Warner: Directive to lay off CDFI staff likely came from OMB

Mark Warner
Sen. Mark Warner, D-Va.
Bloomberg News
  •  Key insight: Senate Banking Committee member Mark Warner, D-Va., said that the order likely came from the Office of Management and Budget, rather than Treasury. 
  • Forward look: Warner will pressure the Treasury to reinstate the fired workers, but how effective that pressure is will depend on how much Republican support Warner can muster for the cause. 
  • What's at stake: The outcome of the fight is a bellwether for how much the White House and OMB are willing to shut down programs that are statutorily mandated by Congress. 

WASHINGTON — Sen. Mark Warner, D-Va., co-chair of the Community Development Finance Institutions caucus in Congress, said that he believes the order to lay off the entire staff of the Community Development Financial Institution Fund came from the Office of Management and Budget. 

The CDFI Fund is housed in the Treasury Department, and the reduction-in-force notices came from the Treasury. 

"The [Reduction in Force] is necessary to implement the abolishment of the Community Development Financial Institutions (CDFI) which is based upon the Department of Treasury determination that its programs, projects, and activities do not align with the President's priorities," the RIF notices say.

But Warner said in a call with reporters that it's his belief that OMB directed the layoffs and apparent dissolution of the program, whose programs the Treasury told OMB earlier this year are all statutorily mandated, theoretically insulating them from cuts. 

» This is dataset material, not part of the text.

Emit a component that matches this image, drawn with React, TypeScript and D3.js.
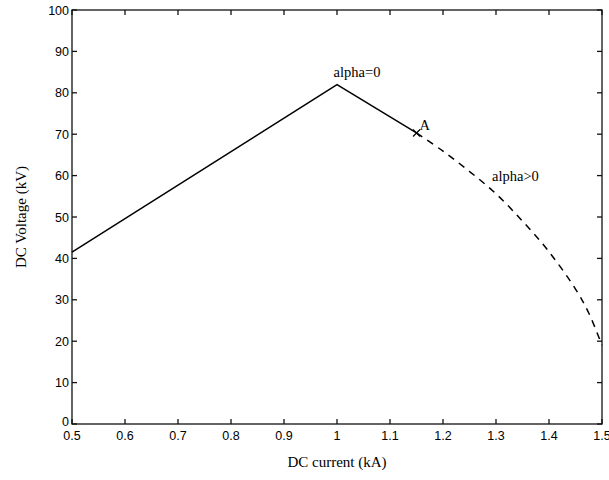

"We think this directive came from OMB," Warner said. "The idea that an OMB director can just unilaterally lay off its entire staff seems to me to go completely against the law and the purpose of the law." 

Warner said that sentiment was born out of his and his staff members' interactions with Treasury and OMB in their efforts to get CDFI funds released.  

"I felt along the way as we were trying to get some of the CDFI Funds released — because, again, this is one of the areas that OMB had targeted — we were operating under the premise that Treasury was supportive," Warner said. "I've not seen the RIF notice per se, but you can't simply dismantle a program that is in law by statute." 

The CDFI Fund has been a target of the White House and OMB since the beginning of the administration, with the White House issuing an executive order in February dissolving the program to the extent it is not statutorily mandated. 

Treasury sent a note to OMB in March saying that all the CDFI's programs are statutorily mandated. Since that time, OMB hasn't apportioned funds that would otherwise be awarded to CDFIs. 

"Either some folks at OMB are ignorant of the law, or just consciously negligent," Warner said.